Start DATA IN THIS EXERCISE

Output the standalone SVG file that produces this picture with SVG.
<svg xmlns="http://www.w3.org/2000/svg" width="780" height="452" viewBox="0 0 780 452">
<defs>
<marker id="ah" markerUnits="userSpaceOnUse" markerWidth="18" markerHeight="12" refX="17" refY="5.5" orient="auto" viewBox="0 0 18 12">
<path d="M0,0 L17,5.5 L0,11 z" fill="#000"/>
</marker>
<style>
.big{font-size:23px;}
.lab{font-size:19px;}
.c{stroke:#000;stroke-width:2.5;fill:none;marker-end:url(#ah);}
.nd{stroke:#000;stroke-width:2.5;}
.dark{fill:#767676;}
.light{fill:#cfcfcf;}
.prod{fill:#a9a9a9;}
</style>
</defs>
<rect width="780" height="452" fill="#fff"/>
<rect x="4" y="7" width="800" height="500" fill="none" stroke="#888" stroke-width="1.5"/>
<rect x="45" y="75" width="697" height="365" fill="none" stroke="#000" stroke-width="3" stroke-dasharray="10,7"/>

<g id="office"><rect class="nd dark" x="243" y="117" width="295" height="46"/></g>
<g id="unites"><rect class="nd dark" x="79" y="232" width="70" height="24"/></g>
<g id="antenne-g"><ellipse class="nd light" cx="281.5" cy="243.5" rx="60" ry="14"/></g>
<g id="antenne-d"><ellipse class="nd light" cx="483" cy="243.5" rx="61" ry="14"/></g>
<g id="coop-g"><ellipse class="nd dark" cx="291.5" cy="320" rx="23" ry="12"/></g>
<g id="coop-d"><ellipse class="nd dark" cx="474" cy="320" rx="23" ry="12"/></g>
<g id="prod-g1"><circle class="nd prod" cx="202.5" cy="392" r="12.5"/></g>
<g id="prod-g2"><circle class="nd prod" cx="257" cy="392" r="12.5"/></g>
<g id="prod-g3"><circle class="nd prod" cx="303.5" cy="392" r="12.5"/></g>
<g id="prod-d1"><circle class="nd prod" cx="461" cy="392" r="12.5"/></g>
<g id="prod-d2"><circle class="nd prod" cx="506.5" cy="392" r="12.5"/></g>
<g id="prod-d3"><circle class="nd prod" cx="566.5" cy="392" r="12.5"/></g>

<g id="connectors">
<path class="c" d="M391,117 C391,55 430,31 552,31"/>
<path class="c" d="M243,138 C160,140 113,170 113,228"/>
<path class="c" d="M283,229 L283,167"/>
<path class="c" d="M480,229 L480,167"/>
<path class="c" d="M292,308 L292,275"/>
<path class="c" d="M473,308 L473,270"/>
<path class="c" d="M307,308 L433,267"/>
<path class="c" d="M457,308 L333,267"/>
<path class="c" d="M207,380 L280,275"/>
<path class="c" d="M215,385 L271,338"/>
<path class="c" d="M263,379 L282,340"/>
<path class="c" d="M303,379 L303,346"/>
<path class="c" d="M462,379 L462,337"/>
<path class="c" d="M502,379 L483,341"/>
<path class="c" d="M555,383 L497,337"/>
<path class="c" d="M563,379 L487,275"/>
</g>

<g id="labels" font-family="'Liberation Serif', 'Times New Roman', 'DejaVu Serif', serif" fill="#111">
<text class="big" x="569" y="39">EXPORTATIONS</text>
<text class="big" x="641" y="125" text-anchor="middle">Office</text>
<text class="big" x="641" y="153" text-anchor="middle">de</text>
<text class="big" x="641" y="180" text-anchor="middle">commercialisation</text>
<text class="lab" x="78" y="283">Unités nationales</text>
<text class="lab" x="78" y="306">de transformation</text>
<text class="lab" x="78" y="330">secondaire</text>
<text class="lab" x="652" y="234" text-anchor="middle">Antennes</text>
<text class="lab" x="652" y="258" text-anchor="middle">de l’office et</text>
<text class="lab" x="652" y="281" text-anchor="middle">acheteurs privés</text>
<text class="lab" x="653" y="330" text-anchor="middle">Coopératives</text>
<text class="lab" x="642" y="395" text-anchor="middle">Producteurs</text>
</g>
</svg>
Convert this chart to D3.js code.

End DATA IN THIS EXERCISE

→ **EXERCISE**
Copy out the data shown above without altering anything.

→ **RESULT FOR THIS EXERCISE**
Output the standalone SVG file that produces this picture with SVG.
<svg xmlns="http://www.w3.org/2000/svg" width="780" height="452" viewBox="0 0 780 452">
<defs>
<marker id="ah" markerUnits="userSpaceOnUse" markerWidth="18" markerHeight="12" refX="17" refY="5.5" orient="auto" viewBox="0 0 18 12">
<path d="M0,0 L17,5.5 L0,11 z" fill="#000"/>
</marker>
<style>
.big{font-size:23px;}
.lab{font-size:19px;}
.c{stroke:#000;stroke-width:2.5;fill:none;marker-end:url(#ah);}
.nd{stroke:#000;stroke-width:2.5;}
.dark{fill:#767676;}
.light{fill:#cfcfcf;}
.prod{fill:#a9a9a9;}
</style>
</defs>
<rect width="780" height="452" fill="#fff"/>
<rect x="4" y="7" width="800" height="500" fill="none" stroke="#888" stroke-width="1.5"/>
<rect x="45" y="75" width="697" height="365" fill="none" stroke="#000" stroke-width="3" stroke-dasharray="10,7"/>

<g id="office"><rect class="nd dark" x="243" y="117" width="295" height="46"/></g>
<g id="unites"><rect class="nd dark" x="79" y="232" width="70" height="24"/></g>
<g id="antenne-g"><ellipse class="nd light" cx="281.5" cy="243.5" rx="60" ry="14"/></g>
<g id="antenne-d"><ellipse class="nd light" cx="483" cy="243.5" rx="61" ry="14"/></g>
<g id="coop-g"><ellipse class="nd dark" cx="291.5" cy="320" rx="23" ry="12"/></g>
<g id="coop-d"><ellipse class="nd dark" cx="474" cy="320" rx="23" ry="12"/></g>
<g id="prod-g1"><circle class="nd prod" cx="202.5" cy="392" r="12.5"/></g>
<g id="prod-g2"><circle class="nd prod" cx="257" cy="392" r="12.5"/></g>
<g id="prod-g3"><circle class="nd prod" cx="303.5" cy="392" r="12.5"/></g>
<g id="prod-d1"><circle class="nd prod" cx="461" cy="392" r="12.5"/></g>
<g id="prod-d2"><circle class="nd prod" cx="506.5" cy="392" r="12.5"/></g>
<g id="prod-d3"><circle class="nd prod" cx="566.5" cy="392" r="12.5"/></g>

<g id="connectors">
<path class="c" d="M391,117 C391,55 430,31 552,31"/>
<path class="c" d="M243,138 C160,140 113,170 113,228"/>
<path class="c" d="M283,229 L283,167"/>
<path class="c" d="M480,229 L480,167"/>
<path class="c" d="M292,308 L292,275"/>
<path class="c" d="M473,308 L473,270"/>
<path class="c" d="M307,308 L433,267"/>
<path class="c" d="M457,308 L333,267"/>
<path class="c" d="M207,380 L280,275"/>
<path class="c" d="M215,385 L271,338"/>
<path class="c" d="M263,379 L282,340"/>
<path class="c" d="M303,379 L303,346"/>
<path class="c" d="M462,379 L462,337"/>
<path class="c" d="M502,379 L483,341"/>
<path class="c" d="M555,383 L497,337"/>
<path class="c" d="M563,379 L487,275"/>
</g>

<g id="labels" font-family="'Liberation Serif', 'Times New Roman', 'DejaVu Serif', serif" fill="#111">
<text class="big" x="569" y="39">EXPORTATIONS</text>
<text class="big" x="641" y="125" text-anchor="middle">Office</text>
<text class="big" x="641" y="153" text-anchor="middle">de</text>
<text class="big" x="641" y="180" text-anchor="middle">commercialisation</text>
<text class="lab" x="78" y="283">Unités nationales</text>
<text class="lab" x="78" y="306">de transformation</text>
<text class="lab" x="78" y="330">secondaire</text>
<text class="lab" x="652" y="234" text-anchor="middle">Antennes</text>
<text class="lab" x="652" y="258" text-anchor="middle">de l’office et</text>
<text class="lab" x="652" y="281" text-anchor="middle">acheteurs privés</text>
<text class="lab" x="653" y="330" text-anchor="middle">Coopératives</text>
<text class="lab" x="642" y="395" text-anchor="middle">Producteurs</text>
</g>
</svg>
Convert this chart to D3.js code.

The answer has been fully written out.